Wednesday, August 04, 2004


In the story of Jeremiah, God wants to illustrate a point to his people by using a metaphor of an earthenware jug. God asks Jeremiah to take this piece of pottery and break it in front of his audience. Obviously the jug shatters into millions of pieces illustrating that God will break this people and this city (Jerusalem). Interestingly enough, Jeremiah's audience includes the leaders of the temple as well as the city (senior priests and elders of the people).

My parallel is this: Are we, as pastor or members of our community, broken? It seems as though our culture (especially the South) urges us to hide our faults and put up a front that says "Everything is fine and great with me." I truly believe that this "hidden brokenness" is what evades true community, whether that be in our families, peer groups, work places or religious establishments. And community is hindered especially when the "leaders" of these groups is the one that promotes this facade.
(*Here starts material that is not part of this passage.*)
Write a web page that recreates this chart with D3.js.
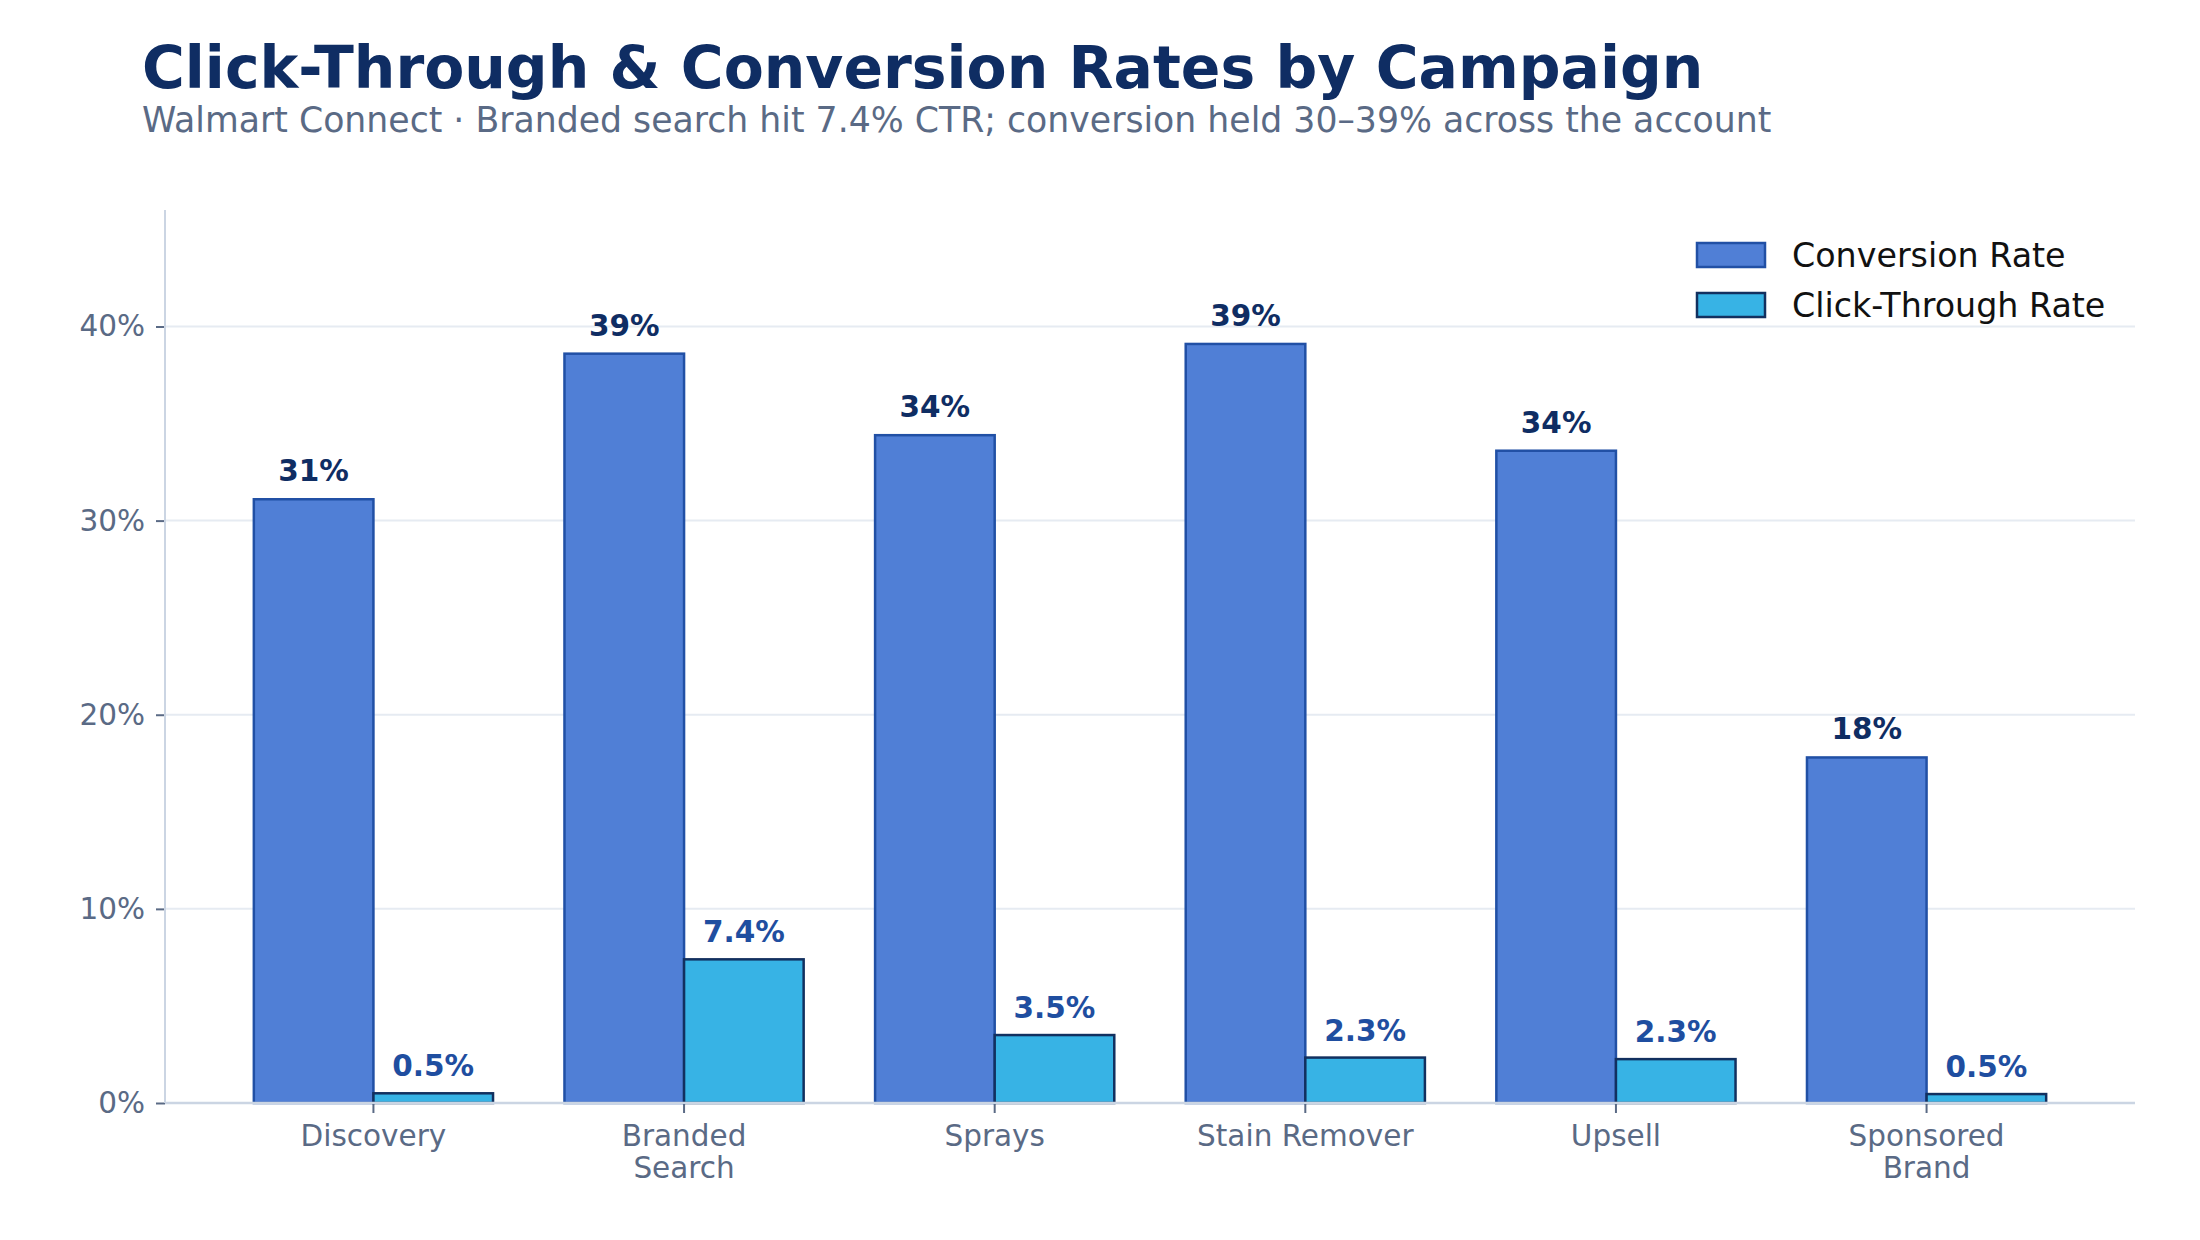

In regarding this position, Euguene Peterson says that this brokenness is not to be avoided. It is our culture that places this "success" on pastors, whether that is growing a church or having the right techniques to do so. Peterson says the catch is: all the stories of spiritual leadership that we have in our scriptures are failures. Just look at Isaiah and how God asks him to preach to the Israelites for his whole life, but he won't see any effect on what he does. That is failure in our culture's eyes. We have to be ready for failure in their eyes. If not, then we are seduced by culture to being "religious." And once we have been that broken clay jar, then we can allow God to reshape a mosaic that includes ourselves but also our fellow brothers and sisters.